All In A Creole Dressing
Created by The MDM Team, Saturday, April 5, 2008
What do you get when you cross chicken livers, oysters, butter, ground beef, ground pork and delicate herbs? A decadent dressing that's inspired by Creole flavoring.
Ingredients
- 16 oz. chicken livers, drained
- 10 oz. fresh oysters, undrained
- 1/2 loaf French bread, 1-day old, crumbled
- 1/2 cup butter
- 2 bunches green onions, chopped
- 2 large onions, chopped
- 4 cloves garlic, minced
- 5 stalks celery, chopped
- 1 cup chopped fresh parsley
- 1/2 lb. ground beef, cooked and drained
- 1/2 lb. ground pork, cooked and drained
- 1 tsp. rubbed sage
- 1 tsp. ground thyme
- 1/2 tsp. ground black pepper
- 2 tbsp. Creole seasoning
Methods/steps
- Chop chicken livers and cook in boiling water until tender. Drain and set aside.

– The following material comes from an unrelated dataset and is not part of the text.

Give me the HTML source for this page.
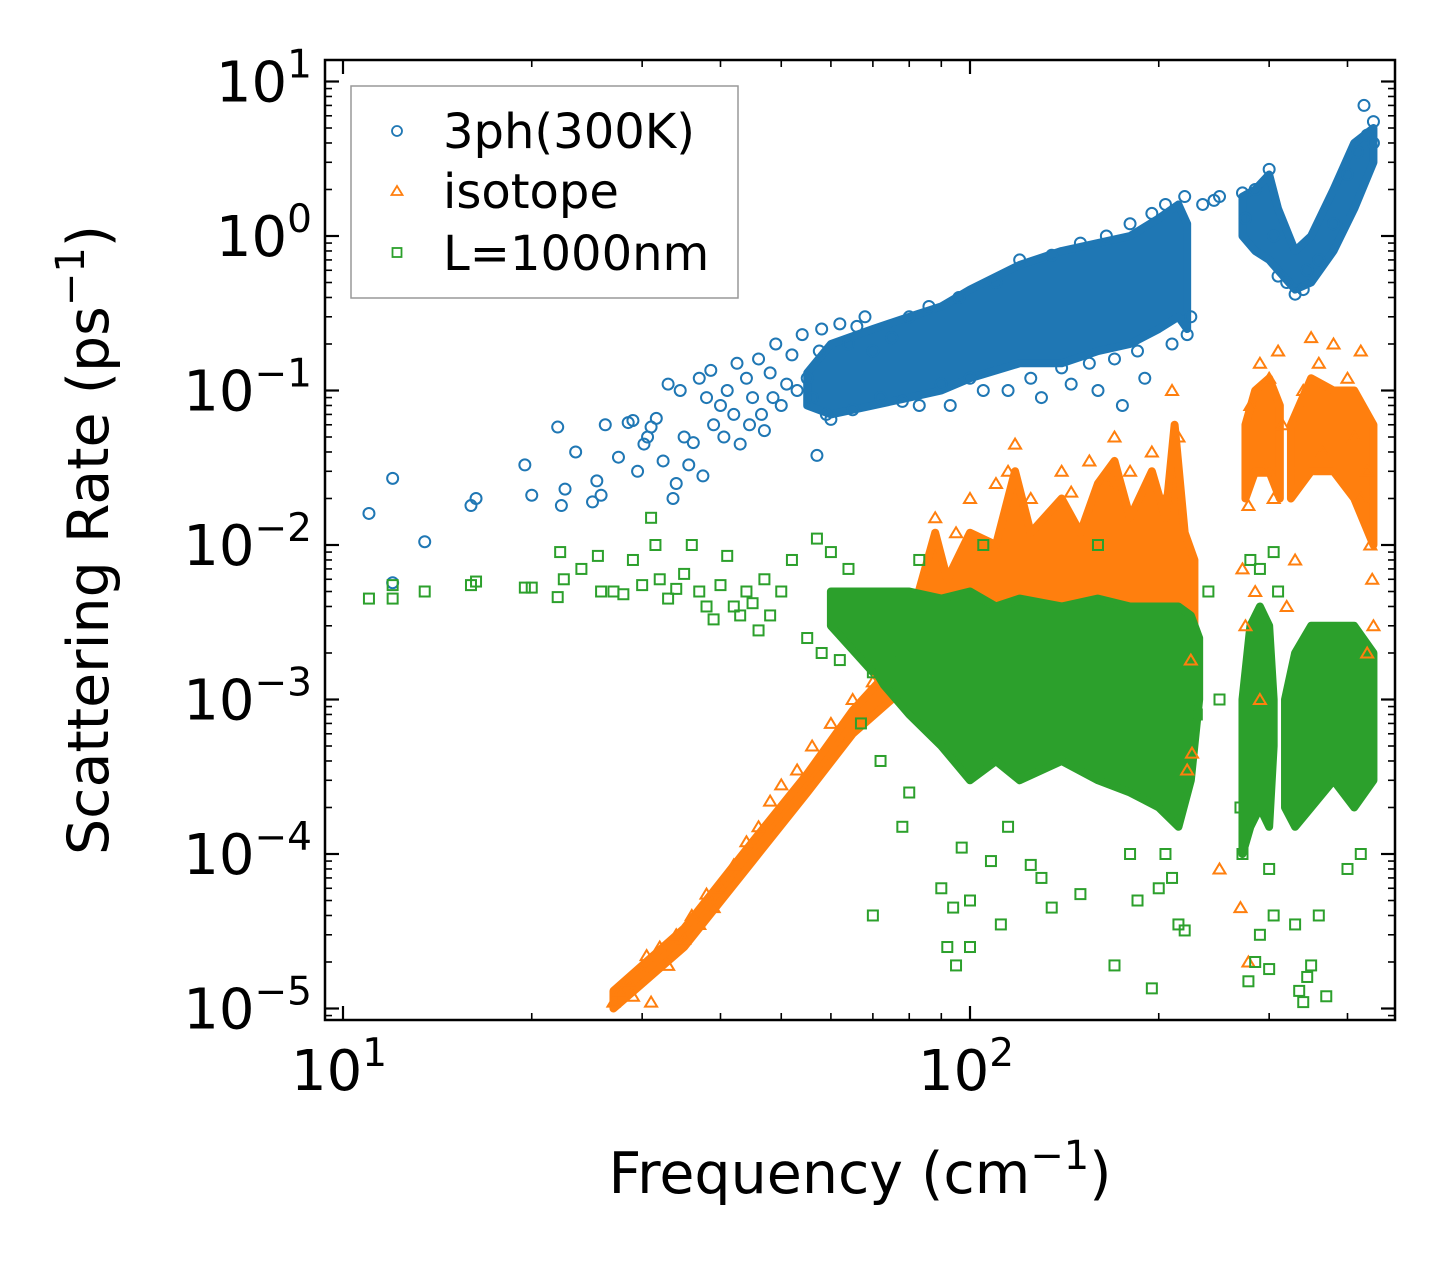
<!DOCTYPE html>
<html><head><meta charset="utf-8"><style>
html,body{margin:0;padding:0;background:#fff;}
svg{display:block;font-family:"DejaVu Sans","Liberation Sans",sans-serif;}
</style></head><body>
<svg id="chart" width="1455" height="1267" viewBox="0 0 1455 1267" xmlns="http://www.w3.org/2000/svg">
<rect x="0" y="0" width="1455" height="1267" fill="#fff"/>
<g id="bands"></g>
<g id="marks"></g>
<g id="axes"></g>
<rect x="325" y="60" width="1070" height="960" fill="none" stroke="#000" stroke-width="2.5"/>
<text x="860" y="1193" font-size="57" text-anchor="middle">Frequency (cm<tspan font-size="40" dy="-24">−1</tspan><tspan dy="24">)</tspan></text>
<text transform="translate(108,540) rotate(-90)" font-size="57" text-anchor="middle">Scattering Rate (ps<tspan font-size="40" dy="-24">−1</tspan><tspan dy="24">)</tspan></text>
<g>
<rect x="351" y="86" width="387" height="212" fill="#fff" fill-opacity="0.85" stroke="#999" stroke-width="1.5"/>
<circle cx="397" cy="131" r="5" fill="none" stroke="#1f77b4" stroke-width="1.8"/>
<text x="443" y="148" font-size="48">3ph(300K)</text>
<path d="M397,186 L402.5,195 L391.5,195 Z" fill="none" stroke="#ff7f0e" stroke-width="1.8"/>
<text x="443" y="208" font-size="48">isotope</text>
<rect x="392.5" y="248" width="9" height="9" fill="none" stroke="#2ca02c" stroke-width="1.8"/>
<text x="443" y="270" font-size="48">L=1000nm</text>
</g>
</svg>
<script>
const NS="http://www.w3.org/2000/svg";
const xTickDecades=[1,2];
const yTickDecades=[1,0,-1,-2,-3,-4,-5];
// dense-region envelopes [freq, lo, hi]
const blueBandA=[[55,0.08,0.13],[60,0.07,0.2],[70,0.08,0.25],[80,0.09,0.3],[90,0.1,0.35],[100,0.12,0.45],[120,0.15,0.65],[140,0.15,0.8],[160,0.18,0.9],[180,0.2,1.0],[200,0.25,1.3],[215,0.3,1.6],[222,0.25,1.2]];
const blueBandB=[[272,1.0,1.8],[285,0.8,2.0],[300,0.7,2.5],[310,0.6,1.5],[330,0.45,0.8],[350,0.5,1.0],[380,0.8,2.0],[410,1.5,4.0],[440,3.0,5.0]];
const orangeRamp=[[27,1e-5,1.3e-5],[35,2.5e-5,3.3e-5],[45,9e-5,1.2e-4],[55,2.5e-4,3.3e-4],[65,6e-4,8.5e-4],[75,1e-3,1.6e-3]];
const orangeBandA=[[80,1.5e-3,3e-3],[88,2e-3,1.2e-2],[92,2e-3,6e-3],[100,2e-3,1.2e-2],[110,2.5e-3,1e-2],[118,2.5e-3,3e-2],[125,3e-3,1.2e-2],[140,3e-3,2e-2],[150,3e-3,1.2e-2],[160,3e-3,2.5e-2],[170,3e-3,3.5e-2],[180,3e-3,1.5e-2],[195,3e-3,3e-2],[205,3e-3,1.5e-2],[212,3e-3,6e-2],[220,3e-3,1.2e-2],[228,2e-3,8e-3]];
const orangeBandB=[[275,0.02,0.06],[285,0.03,0.1],[300,0.03,0.12],[312,0.02,0.08]];
const orangeBandC=[[325,0.02,0.06],[350,0.03,0.12],[380,0.03,0.1],[410,0.02,0.1],[440,0.01,0.06]];
const greenBandA=[[60,3e-3,5e-3],[70,1.5e-3,5e-3],[80,8e-4,5e-3],[90,5e-4,4.5e-3],[100,3e-4,5e-3],[110,4e-4,4e-3],[120,3e-4,4.5e-3],[140,4e-4,4e-3],[160,3e-4,4.5e-3],[180,2.5e-4,4e-3],[200,2e-4,4e-3],[215,1.5e-4,4e-3],[225,3e-4,3.5e-3],[232,1e-3,2.5e-3]];
const greenBandB=[[272,1e-4,1e-3],[280,1.5e-4,3e-3],[290,2e-4,4e-3],[300,1.5e-4,3e-3],[305,5e-4,1e-3]];
const greenBandC=[[318,2e-4,1e-3],[330,1.5e-4,2e-3],[350,2e-4,3e-3],[380,3e-4,3e-3],[410,2e-4,3e-3],[440,3e-4,2e-3]];
// scattered points [freq, rate]
const bluePts=[[11,0.016],[12,0.027],[12,0.0057],[13.5,0.0105],[16,0.018],[16.3,0.02],[19.5,0.033],[20,0.021],[22,0.058],[22.3,0.018],[22.6,0.023],[23.5,0.04],[25,0.019],[25.4,0.026],[25.8,0.021],[26.2,0.06],[27.5,0.037],[28.5,0.062],[29,0.064],[29.5,0.03],[30.2,0.045],[30.6,0.05],[31,0.058],[31.6,0.066],[32.4,0.035],[33,0.11],[33.6,0.02],[34,0.025],[34.5,0.1],[35,0.05],[35.6,0.033],[36.2,0.046],[37,0.12],[37.5,0.028],[38,0.09],[38.6,0.135],[39,0.06],[40,0.08],[40.5,0.05],[41,0.1],[42,0.07],[42.5,0.15],[43,0.045],[44,0.12],[44.5,0.06],[45,0.09],[46,0.16],[46.5,0.07],[47,0.055],[48,0.13],[48.5,0.09],[49,0.2],[50,0.08],[51,0.11],[52,0.17],[53,0.1],[54,0.23],[55,0.12],[56,0.09],[57,0.038],[57.5,0.18],[58,0.25],[59,0.07],[60,0.065],[62,0.27],[64,0.2],[65,0.075],[66,0.26],[68,0.3],[70,0.18],[72,0.09],[75,0.22],[78,0.085],[80,0.3],[83,0.08],[86,0.35],[90,0.11],[93,0.08],[96,0.4],[100,0.12],[105,0.1],[110,0.5],[115,0.1],[120,0.7],[125,0.12],[130,0.09],[135,0.75],[140,0.14],[145,0.11],[150,0.9],[155,0.15],[160,0.1],[165,1.0],[170,0.16],[175,0.08],[180,1.2],[185,0.18],[190,0.12],[195,1.4],[205,1.6],[210,0.2],[220,1.8],[222,0.23],[225,0.3],[235,1.6],[245,1.7],[250,1.8],[272,1.9],[275,1.3],[285,2.0],[300,2.7],[305,1.0],[310,0.55],[320,0.5],[330,0.42],[340,0.45],[345,0.6],[360,0.7],[380,1.2],[400,2.5],[415,3.5],[425,7.0],[430,4.5],[440,4.0],[440,5.5]];
const orangePts=[[27,1.1e-5],[27.5,1.3e-5],[28.5,1.5e-5],[29,1.2e-5],[30,1.8e-5],[30.5,2.2e-5],[31,1.1e-5],[32,2.5e-5],[33,1.9e-5],[34,3e-5],[35,2.8e-5],[36,4e-5],[37,3.5e-5],[38,5.5e-5],[39,4.5e-5],[40,6e-5],[42,8.5e-5],[44,1.2e-4],[46,1.5e-4],[48,2.2e-4],[50,2.8e-4],[53,3.5e-4],[56,5e-4],[60,7e-4],[65,1e-3],[70,1.3e-3],[88,1.5e-2],[95,1.2e-2],[100,2e-2],[110,2.5e-2],[115,3e-2],[118,4.5e-2],[125,2e-2],[140,3e-2],[145,2.2e-2],[155,3.5e-2],[165,2.5e-2],[170,5e-2],[180,3e-2],[195,4e-2],[205,2e-2],[210,1e-1],[215,5e-2],[225,1.8e-3],[222,3.5e-4],[226,4.5e-4],[250,8e-5],[270,4.5e-5],[272,7e-3],[275,3e-3],[278,1.8e-2],[280,0.08],[290,0.15],[300,0.12],[295,0.03],[305,0.02],[310,0.18],[315,0.06],[340,0.1],[350,0.22],[360,0.15],[365,0.04],[380,0.2],[400,0.12],[410,0.05],[420,0.18],[430,0.03],[435,1e-2],[440,3e-3],[438,6e-3],[430,2e-3],[278,2e-5],[290,1e-3],[285,5e-3],[320,4e-3],[330,8e-3],[420,2e-2]];
const greenPts=[[11,4.5e-3],[12,4.5e-3],[12,5.5e-3],[13.5,5e-3],[16,5.5e-3],[16.3,5.8e-3],[19.5,5.3e-3],[20,5.3e-3],[22,4.6e-3],[22.2,9e-3],[22.5,6e-3],[24,7e-3],[25.5,8.5e-3],[25.8,5e-3],[27,5e-3],[28,4.8e-3],[29,8e-3],[30,5.5e-3],[31,1.5e-2],[31.5,1e-2],[32,6e-3],[33,4.5e-3],[34,5.2e-3],[35,6.5e-3],[36,1e-2],[37,5e-3],[38,4e-3],[39,3.3e-3],[40,5.5e-3],[41,8.5e-3],[42,4e-3],[43,3.5e-3],[44,5e-3],[45,4.2e-3],[46,2.8e-3],[47,6e-3],[48,3.5e-3],[50,5e-3],[52,8e-3],[55,2.5e-3],[57,1.1e-2],[58,2e-3],[60,9e-3],[62,1.8e-3],[64,7e-3],[67,7e-4],[70,4e-5],[70,1.5e-3],[72,4e-4],[75,2e-3],[78,1.5e-4],[80,2.5e-4],[83,8e-3],[90,6e-5],[92,2.5e-5],[94,4.5e-5],[95,1.9e-5],[97,1.1e-4],[100,2.5e-5],[100,5e-5],[105,1e-2],[108,9e-5],[112,3.5e-5],[115,1.5e-4],[125,8.5e-5],[130,7e-5],[135,4.5e-5],[150,5.5e-5],[160,1e-2],[170,1.9e-5],[180,1e-4],[185,5e-5],[195,1.35e-5],[200,6e-5],[205,1e-4],[210,7e-5],[215,3.5e-5],[220,3.2e-5],[230,8e-4],[240,5e-3],[250,1e-3],[270,2e-4],[272,1e-4],[278,1.5e-5],[285,2e-5],[290,3e-5],[300,1.8e-5],[300,8e-5],[305,4e-5],[330,3.5e-5],[335,1.3e-5],[340,1.1e-5],[345,1.6e-5],[350,1.9e-5],[360,4e-5],[370,1.2e-5],[400,8e-5],[420,1e-4],[280,8e-3],[290,7e-3],[305,9e-3],[310,5e-3]];

const L=325,R=1395,T=60,B=1020;
const X0=343,XD=627, Y0=236, YD=154.5;
function xs(f){return X0+(Math.log10(f)-1)*XD;}
function ys(v){return Y0-Math.log10(v)*YD;}
const BLUE="#1f77b4",ORANGE="#ff7f0e",GREEN="#2ca02c";

function band(arr,color,name){
  let up=arr.map(d=>xs(d[0])+","+ys(d[2]));
  let dn=arr.slice().reverse().map(d=>xs(d[0])+","+ys(d[1]));
  const p=document.createElementNS(NS,"polygon");
  p.setAttribute("points",up.concat(dn).join(" "));
  p.setAttribute("fill",color);p.setAttribute("stroke",color);p.setAttribute("stroke-width","8");p.setAttribute("stroke-linejoin","round");
  
  
  document.getElementById("bands").appendChild(p);
}
band(blueBandA,BLUE,"band-3ph-main");
band(blueBandB,BLUE,"band-3ph-high");
band(orangeRamp,ORANGE,"band-isotope-ramp");
band(orangeBandA,ORANGE,"band-isotope-main");
band(orangeBandB,ORANGE,"band-isotope-high1");
band(orangeBandC,ORANGE,"band-isotope-high2");
band(greenBandA,GREEN,"band-boundary-main");
band(greenBandB,GREEN,"band-boundary-high1");
band(greenBandC,GREEN,"band-boundary-high2");

const mg=document.getElementById("marks");
bluePts.forEach(d=>{
  const c=document.createElementNS(NS,"circle");
  c.setAttribute("cx",xs(d[0]));c.setAttribute("cy",ys(d[1]));c.setAttribute("r","5.5");
  c.setAttribute("fill","none");c.setAttribute("stroke",BLUE);c.setAttribute("stroke-width","2");
  
  
  mg.appendChild(c);
});
orangePts.forEach(d=>{
  const x=xs(d[0]),y=ys(d[1]);
  const p=document.createElementNS(NS,"path");
  p.setAttribute("d",`M${x},${y-5.5} L${x+6},${y+4.5} L${x-6},${y+4.5} Z`);
  p.setAttribute("fill","none");p.setAttribute("stroke",ORANGE);p.setAttribute("stroke-width","2");
  
  
  mg.appendChild(p);
});
greenPts.forEach(d=>{
  const r=document.createElementNS(NS,"rect");
  r.setAttribute("x",xs(d[0])-5);r.setAttribute("y",ys(d[1])-5);r.setAttribute("width","10");r.setAttribute("height","10");
  r.setAttribute("fill","none");r.setAttribute("stroke",GREEN);r.setAttribute("stroke-width","2");
  
  
  mg.appendChild(r);
});

const ag=document.getElementById("axes");
function line(x1,y1,x2,y2,w){
  const l=document.createElementNS(NS,"line");
  l.setAttribute("x1",x1);l.setAttribute("y1",y1);l.setAttribute("x2",x2);l.setAttribute("y2",y2);
  l.setAttribute("stroke","#000");l.setAttribute("stroke-width",w);
  
  
  ag.appendChild(l);
}
for(let e=0;e<=2;e++){for(let m=1;m<=9;m++){
  const f=m*Math.pow(10,e); const x=xs(f);
  if(x<L||x>R) continue;
  const len=m===1?14:7, w=m===1?2.2:1.6;
  line(x,B,x,B-len,w); line(x,T,x,T+len,w);
}}
xTickDecades.forEach(e=>{
  const t=document.createElementNS(NS,"text");
  t.setAttribute("x",xs(Math.pow(10,e))-4);t.setAttribute("y",1090);t.setAttribute("font-size","56");t.setAttribute("text-anchor","middle");
  t.innerHTML=`10<tspan font-size="39" dy="-24">${e}</tspan>`;
  
  
  ag.appendChild(t);
});
for(let e=-6;e<=1;e++){for(let m=1;m<=9;m++){
  const v=m*Math.pow(10,e); const y=ys(v);
  if(y<T||y>B) continue;
  const len=m===1?14:7, w=m===1?2.2:1.6;
  line(L,y,L+len,y,w); line(R,y,R-len,y,w);
}}
yTickDecades.forEach(e=>{
  const t=document.createElementNS(NS,"text");
  t.setAttribute("x",312);t.setAttribute("y",ys(Math.pow(10,e))+20);t.setAttribute("font-size","56");t.setAttribute("text-anchor","end");
  const s=e<0?"−"+(-e):String(e);
  t.innerHTML=`10<tspan font-size="39" dy="-24">${s}</tspan>`;
  
  
  ag.appendChild(t);
});
</script>
</body></html>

- Drain oysters, reserving liquid; coarsely chop oysters. Pour reserved liquid over bread; set aside.
- Melt butter in a large skillet over medium-high heat; add green onions and next 4 ingredients, and cook, stirring constantly, until vegetables are tender. Add chopped chicken livers, oysters, bread mixture, beef, and remaining ingredients; reduce heat, and simmer about 15 minutes; spoon into a 13 x 9 x 2-inch baking dish and bake at 350 degrees for 30 minutes or until thoroughly heated.